Still, the question is relevant because there is a broader undercurrent question about Trump’s campaign: is the man actually serious? Does he really want to be president? Are the politics he espouses genuine, or simply a con to get attention and votes?
So, despite the pitfalls it’s worth noting for the historical record that the question can probably be firmly settled on the race issue: yes, Trump really is a bigot. It’s not a long con. The New York Times has the goods on Trump’s racially discriminatory practices early in his real estate career:
ver the next decade, as Donald J. Trump assumed an increasingly prominent role in the business, the company’s practice of turning away potential black tenants was painstakingly documented by activists and organizations that viewed equal housing as the next frontier in the civil rights struggle.
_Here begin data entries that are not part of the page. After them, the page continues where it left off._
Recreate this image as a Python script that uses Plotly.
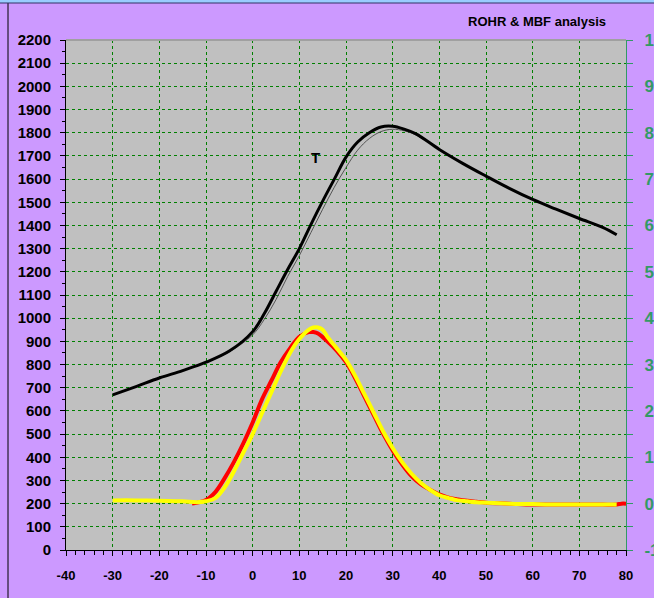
import plotly.graph_objects as go

# ---- data ----
ca_T = [-30, -25, -20, -15, -10, -5, 0, 2.5, 5, 7.5, 10, 12.5, 15, 17.5, 20, 22.5, 25, 27.5, 30,
        32.5, 35, 40, 45, 50, 55, 60, 65, 70, 75, 78]
T_thick = [669, 705, 742, 774, 810, 858, 942, 1020, 1115, 1210, 1300, 1405, 1505, 1600, 1695,
           1760, 1800, 1825, 1828, 1815, 1795, 1728, 1668, 1613, 1560, 1512, 1470, 1430, 1392, 1360]
T_thin = [669, 705, 742, 774, 810, 855, 928, 995, 1080, 1180, 1270, 1370, 1470, 1565, 1650,
          1725, 1775, 1805, 1815, 1808, 1790, 1728, 1668, 1613, 1560, 1512, 1470, 1430, 1392, 1360]

ca_red = [-13, -10, -8, -6, -4, -2, 0, 2, 4, 6, 8, 10, 12, 13, 14, 16, 18, 20, 22, 24, 26, 28, 30,
          32, 34, 36, 38, 40, 42, 44, 46, 48, 50, 55, 60, 65, 70, 75, 78, 79, 80]
rohr_red = [0.0, 0.08, 0.25, 0.55, 0.9, 1.3, 1.75, 2.25, 2.65, 3.05, 3.35, 3.6, 3.7, 3.7, 3.67, 3.5,
            3.3, 3.05, 2.7, 2.3, 1.9, 1.5, 1.15, 0.85, 0.6, 0.42, 0.3, 0.2, 0.13, 0.09, 0.06, 0.04,
            0.02, 0.0, -0.02, -0.02, -0.02, -0.02, -0.02, 0.0, 0.0]

ca_yel = [-30, -25, -20, -15, -12, -10, -8, -6, -4, -2, 0, 2, 4, 6, 8, 10, 12, 13, 14, 15, 16, 18,
          20, 22, 24, 26, 28, 30, 32, 34, 36, 38, 40, 42, 44, 46, 48, 50, 55, 60, 65, 70, 75, 78]
rohr_yel = [0.07, 0.07, 0.06, 0.05, 0.03, 0.05, 0.12, 0.35, 0.7, 1.1, 1.5, 1.95, 2.4, 2.85, 3.25,
            3.55, 3.75, 3.8, 3.8, 3.75, 3.6, 3.35, 3.1, 2.75, 2.35, 1.95, 1.55, 1.2, 0.9, 0.65,
            0.45, 0.3, 0.18, 0.12, 0.07, 0.05, 0.03, 0.02, 0.0, -0.01, -0.02, -0.02, -0.02, -0.02]

x_ticks = list(range(-40, 81, 10))
left_ticks = list(range(0, 2201, 100))
right_ticks = list(range(-1, 11))

GREEN = "#339966"
FONT = "Liberation Sans, Arial, sans-serif"

fig = go.Figure()
fig.add_trace(go.Scatter(x=ca_T, y=T_thin, mode="lines", line=dict(color="#555555", width=1, shape="spline"),
                         yaxis="y", showlegend=False, hoverinfo="skip"))
fig.add_trace(go.Scatter(x=ca_T, y=T_thick, mode="lines", line=dict(color="black", width=3, shape="spline"),
                         yaxis="y", showlegend=False))
fig.add_trace(go.Scatter(x=ca_red, y=rohr_red, mode="lines", line=dict(color="#ff0000", width=4, shape="spline"),
                         yaxis="y2", showlegend=False))
fig.add_trace(go.Scatter(x=ca_yel, y=rohr_yel, mode="lines", line=dict(color="#ffff00", width=4, shape="spline"),
                         yaxis="y2", showlegend=False))

fig.update_layout(
    width=654, height=598,
    margin=dict(l=66, r=28, t=40, b=48, autoexpand=False),
    paper_bgcolor="#cc99ff",
    plot_bgcolor="#c0c0c0",
    font=dict(family=FONT, color="black"),
    xaxis=dict(range=[-40, 80], tickvals=x_ticks, ticktext=[str(v) for v in x_ticks],
               automargin=False,
               showgrid=True, gridcolor="#008000", griddash="3px,3px", gridwidth=1,
               zeroline=False, showline=True, linecolor="black", linewidth=1,
               ticks="outside", ticklen=5, tickcolor="black", ticklabelstandoff=8,
               minor=dict(dtick=2, ticks="outside", ticklen=4, tickcolor="black", showgrid=False),
               tickfont=dict(size=13, family=FONT, color="black", weight="bold")),
    yaxis=dict(range=[0, 2200], tickvals=left_ticks, ticktext=[str(v) for v in left_ticks],
               automargin=False,
               showgrid=True, gridcolor="#008000", griddash="3px,3px", gridwidth=1,
               zeroline=False, showline=True, linecolor="black", linewidth=1,
               ticks="outside", ticklen=5, tickcolor="black", ticklabelstandoff=6,
               minor=dict(dtick=50, ticks="outside", ticklen=3, tickcolor="black", showgrid=False),
               tickfont=dict(size=15, family=FONT, color="black", weight="bold")),
    yaxis2=dict(range=[-1, 10], tickvals=right_ticks, ticktext=[str(v) for v in right_ticks],
                automargin=False,
                overlaying="y", side="right", showgrid=False, zeroline=False,
                showline=True, linecolor=GREEN, linewidth=1,
                ticks="outside", ticklen=6, tickcolor=GREEN, ticklabelstandoff=8,
                minor=dict(dtick=0.5, ticks="outside", ticklen=6, tickcolor=GREEN),
                tickfont=dict(size=17, family=FONT, color=GREEN, weight="bold")),
    annotations=[
        dict(text="ROHR & MBF analysis", xref="paper", yref="paper", x=(608 - 66) / 560, y=(550 - 22) / 510,
             xanchor="right", yanchor="middle", showarrow=False,
             font=dict(size=13, family=FONT, color="black", weight="bold")),
        dict(text="T", xref="x", yref="y", x=13.4, y=1695, showarrow=False,
             font=dict(size=15, family=FONT, color="black", weight="bold")),
    ],
    shapes=[
        dict(type="line", xref="paper", yref="paper", x0=0, x1=1, y0=1, y1=1,
             line=dict(color="#a0a0a0", width=2)),
        dict(type="line", xref="paper", yref="paper", x0=(8 - 66) / 560, x1=(8 - 66) / 560,
             y0=(550 - 598) / 510, y1=(550 - 3) / 510, line=dict(color="black", width=1)),
        dict(type="rect", xref="paper", yref="paper", x0=(0 - 66) / 560, x1=(654 - 66) / 560,
             y0=(550 - 3) / 510, y1=(550 - 0) / 510, fillcolor="#99ccff", line=dict(width=0)),
        dict(type="line", xref="paper", yref="paper", x0=(0 - 66) / 560, x1=(654 - 66) / 560,
             y0=(550 - 3) / 510, y1=(550 - 3) / 510, line=dict(color="#333366", width=1)),
    ],
)

fig.write_html("out.html")
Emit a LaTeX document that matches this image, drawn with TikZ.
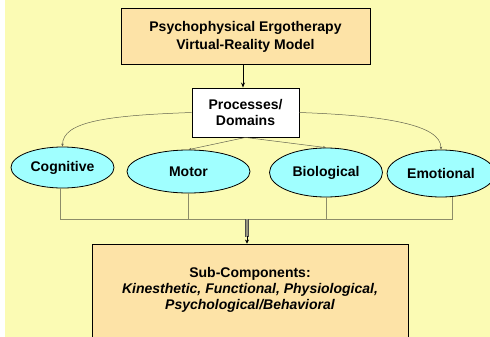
\documentclass[tikz,border=0pt]{standalone}
\usepackage{fontspec}
\setmainfont{Liberation Sans}
\usetikzlibrary{shapes.geometric,arrows.meta}
\definecolor{bgyellow}{RGB}{251,251,180}
\definecolor{tanfill}{RGB}{253,227,167}
\definecolor{cyanfill}{RGB}{160,255,255}
\definecolor{connclr}{RGB}{100,100,80}
\definecolor{brclr}{RGB}{140,140,105}
\definecolor{thickclr}{RGB}{150,150,128}
\begin{document}
\begin{tikzpicture}[x=1pt,y=-1pt,
  txt/.style={font=\fontsize{14}{16}\selectfont\bfseries, align=center},
  tanbox/.style={draw=black, line width=0.9pt, fill=tanfill, inner sep=0pt},
  whitebox/.style={draw=black, line width=0.9pt, fill=white, inner sep=0pt, txt},
  domainnode/.style={ellipse, draw=black, line width=0.8pt, fill=cyanfill, inner sep=0pt, txt},
  conn/.style={draw=connclr, line width=0.5pt, -{Stealth[length=3pt,width=2.5pt]}},
  bracket/.style={draw=brclr, line width=0.7pt}]
\useasboundingbox (0,0) rectangle (490,337);
\fill[bgyellow] (5,0) rectangle (490,337);
\node[tanbox, txt, font=\fontsize{14}{18}\selectfont\bfseries, minimum width=249pt, minimum height=56pt] (top) at (245.5,36.5)
  {Psychophysical Ergotherapy\\Virtual-Reality Model};
\node[whitebox, minimum width=107pt, minimum height=49pt] (proc) at (245.5,112.5)
  {Processes/\\Domains};
\node[domainnode, minimum width=103pt, minimum height=41pt] (cog) at (62.5,167.5) {Cognitive};
\node[domainnode, minimum width=123pt, minimum height=43pt] (mot) at (188.5,171.5) {\raisebox{-3pt}{Motor}};
\node[domainnode, minimum width=113pt, minimum height=49pt] (bio) at (326,172.5) {Biological};
\node[domainnode, minimum width=108pt, minimum height=47pt] (emo) at (441,173.5) {\raisebox{-2pt}{Emotional}};
\node[tanbox, minimum width=316pt, minimum height=104pt] (sub) at (250,296) {};
\node[txt] (subtxt) at (250,290)
  {Sub-Components:\\\itshape Kinesthetic, Functional, Physiological,\\\itshape Psychological/Behavioral};
\coordinate (jn) at (247,219);
\draw[-{Stealth[length=5pt,width=4pt]}, line width=0.9pt] (top.south -| 243,0) -- (proc.north -| 243,0);
\draw[conn] (proc.west) .. controls +(-85,3) and +(0,-25) .. (cog.north);
\draw[conn] (proc.east) .. controls +(85,3) and +(0,-25) .. (emo.north);
\draw[conn] (proc.south) -- (mot.north);
\draw[conn] (proc.south) -- (bio.north);
\draw[bracket] (cog.south -| 60,0) -- (60,219) -- (452,219) -- ([xshift=11pt]emo.south);
\draw[bracket] (mot.south) -- (mot.south |- jn);
\draw[bracket] (bio.south) -- (bio.south |- jn);
\draw[line width=3pt, draw=thickclr] (jn) -- (247,237);
\draw[line width=0.6pt, draw=black!70] (245.5,219) -- (245.5,237) (248.5,219) -- (248.5,237);
\draw[-{Stealth[length=4pt,width=4pt]}, line width=0.6pt] (247,236) -- (sub.north -| jn);
\end{tikzpicture}
\end{document}
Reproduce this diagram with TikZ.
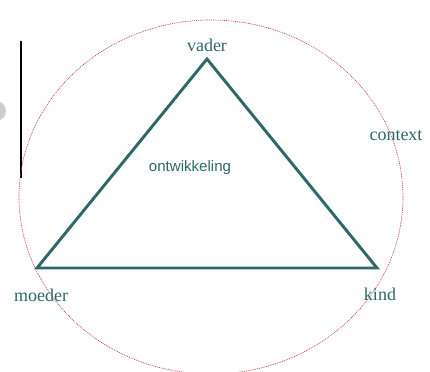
\documentclass[tikz,border=0pt]{standalone}
\usepackage{fontspec}
\setmainfont{Liberation Serif}
\setsansfont{Liberation Sans}
\definecolor{familyteal}{RGB}{47,104,104}
\definecolor{contextred}{RGB}{196,60,78}

\begin{document}
\begin{tikzpicture}[x=0.75pt,y=0.75pt,yscale=-1,xscale=1,
    role/.style={text=familyteal,font=\fontsize{13.5}{15}\selectfont,inner sep=0.75pt},
    centre/.style={text=familyteal,font=\sffamily\fontsize{11.3}{13}\selectfont,inner sep=0.75pt}]
    \useasboundingbox (0,0) rectangle (430,372);
    \clip (0,0) rectangle (430,372);

    %Circle (partly off page)
    \fill [black!20] (-4,111) circle (10);
    %Straight Lines
    \draw [line width=2pt] (21,41) -- (21,178);

    %Ellipse (context)
    \draw [contextred, line width=0.5pt, dash pattern=on 0.7pt off 0.7pt] (211,197) ellipse [x radius=192, y radius=177];

    %Triangle
    \coordinate (top) at (207,59);
    \coordinate (left) at (37,268);
    \coordinate (right) at (377,268);
    \draw [familyteal, line width=2.2pt, line join=miter] (top) -- (right) -- (left) -- cycle;

    % Text Node
    \node [role] (vader) at (207,45) {vader};
    % Text Node
    \node [role] (context) at (396,136) {context};
    % Text Node
    \node [role] (moeder) at (41,295) {moeder};
    % Text Node
    \node [role] (kind) at (380,294) {kind};
    % Text Node
    \node [centre] (ontwikkeling) at (190,168) {ontwikkeling};

\end{tikzpicture}
\end{document}
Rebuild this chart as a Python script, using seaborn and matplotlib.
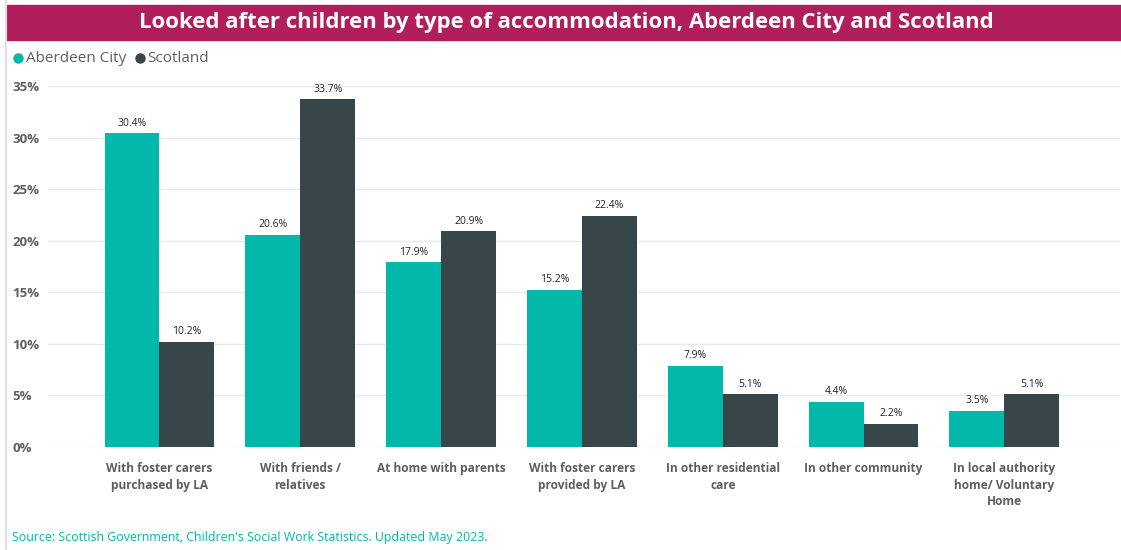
import matplotlib
matplotlib.use("Agg")
import matplotlib.pyplot as plt
import seaborn as sns
import pandas as pd
from matplotlib.patches import Rectangle
from matplotlib.lines import Line2D

categories = [
    "With foster carers\npurchased by LA",
    "With friends /\nrelatives",
    "At home with parents",
    "With foster carers\nprovided by LA",
    "In other residential\ncare",
    "In other community",
    "In local authority\nhome/ Voluntary\nHome",
]
aberdeen = [30.4, 20.6, 17.9, 15.2, 7.9, 4.4, 3.5]
scotland = [10.2, 33.7, 20.9, 22.4, 5.1, 2.2, 5.1]
series_names = ["Aberdeen City", "Scotland"]
y_ticks = [0, 5, 10, 15, 20, 25, 30, 35]

TEAL = "#01B8AA"
DARK = "#374649"
MAGENTA = "#B01F5B"
GRAY = "#605E5C"

df = pd.DataFrame({
    "category": categories * 2,
    "value": aberdeen + scotland,
    "series": [series_names[0]] * len(categories) + [series_names[1]] * len(categories),
})

sns.set_theme(style="white")
plt.rcParams["font.family"] = ["Open Sans", "DejaVu Sans"]

fig = plt.figure(figsize=(11.21, 5.5), dpi=100)
ax = fig.add_axes([0.043, 0.1873, 0.956, 0.6563])

sns.barplot(data=df, x="category", y="value", hue="series", order=categories,
            hue_order=series_names, palette=[TEAL, DARK], width=0.78,
            dodge=True, saturation=1, ax=ax, legend=False, linewidth=0)

for container in ax.containers:
    ax.bar_label(container, labels=[f"{v:.1f}%" for v in container.datavalues],
                 padding=3.5, fontsize=7.5, color="#252423")

ax.set_ylim(0, 35)
ax.set_xlim(-0.79, 6.82)
ax.set_yticks(y_ticks)
ax.set_yticklabels([f"{t}%" for t in y_ticks], fontsize=9.5, fontweight="bold", color=GRAY)
ax.set_xticks(range(len(categories)))
ax.set_xticklabels(categories, fontsize=8.6, fontweight="bold", color=GRAY, linespacing=1.35, va="top")
ax.tick_params(axis="x", length=0, pad=11)
ax.tick_params(axis="y", length=0, pad=26)
ax.set_xlabel("")
ax.set_ylabel("")
ax.grid(axis="y", color="#EAEAEA", linewidth=1)
ax.set_axisbelow(True)
for s in ax.spines.values():
    s.set_visible(False)
for lbl in ax.get_yticklabels():
    lbl.set_horizontalalignment("left")

# Title band
fig.patches.append(Rectangle((7 / 1121, 1 - 40 / 550), 1 - 7 / 1121, 35 / 550,
                             transform=fig.transFigure, color=MAGENTA, zorder=0))
fig.text(0.505, 1 - 22.5 / 550, "Looked after children by type of accommodation, Aberdeen City and Scotland",
         ha="center", va="center", color="white", fontsize=15.9, fontweight="bold")

# Left border line
fig.lines.append(Line2D([5.5 / 1121, 5.5 / 1121], [0, 1], transform=fig.transFigure,
                        color="#E0E0E0", linewidth=1.5))

# Legend
lx = 18 / 1121
ly = 1 - 58 / 550
fig.lines.append(Line2D([lx], [ly], marker="o", markersize=6.5, color=TEAL,
                        transform=fig.transFigure, linestyle="none"))
fig.text(26 / 1121, ly, series_names[0], ha="left", va="center", fontsize=11, color=GRAY)
lx2 = 140 / 1121
fig.lines.append(Line2D([lx2], [ly], marker="o", markersize=6.5, color=DARK,
                        transform=fig.transFigure, linestyle="none"))
fig.text(147 / 1121, ly, series_names[1], ha="left", va="center", fontsize=11, color=GRAY)

# Source
fig.text(12 / 1121, 1 - 538 / 550,
         "Source: Scottish Government, Children's Social Work Statistics. Updated May 2023.",
         ha="left", va="center", fontsize=8.9, color=TEAL)

fig.savefig("out.png", dpi=100)
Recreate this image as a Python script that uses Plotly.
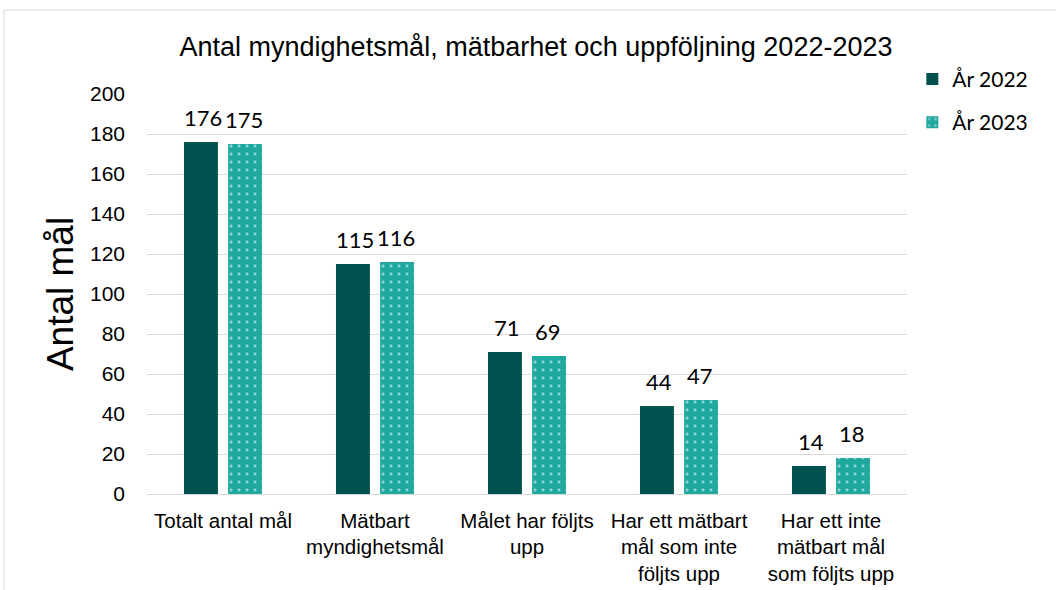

The Justice Department undertook its own investigation and, in 1973, sued Trump Management for discriminating against blacks. Both Fred Trump, the company’s chairman, and Donald Trump, its president, were named as defendants. It was front-page news, and for Donald, amounted to his debut in the public eye.
Trump behaved as belligerently and petulantly in response to the charges as he does today:
Looking back, Mr. Trump’s response to the lawsuit can be seen as presaging his handling of subsequent challenges, in business and in politics. Rather than quietly trying to settle — as another New York developer had done a couple of years earlier — he turned the lawsuit into a protracted battle, complete with angry denials, character assassination, charges that the government was trying to force him to rent to “welfare recipients” and a $100 million countersuit accusing the Justice Department of defamation.
When it was over, Mr. Trump declared victory, emphasizing that the consent decree he ultimately signed did not include an admission of guilt.
But, in fact, he really did institute discriminatory practices:
But an investigation by The New York Times — drawing on decades-old files from the New York City Commission on Human Rights, internal Justice Department records, court documents and interviews with tenants, civil rights activists and prosecutors — uncovered a long history of racial bias at his family’s properties, in New York and beyond.
This is who Donald Trump is. He can’t pivot away from “alt right” white supremacist racism because it was never a tongue-in-cheek strategy to win Republican primary votes in the first place. He really meant it, and still does.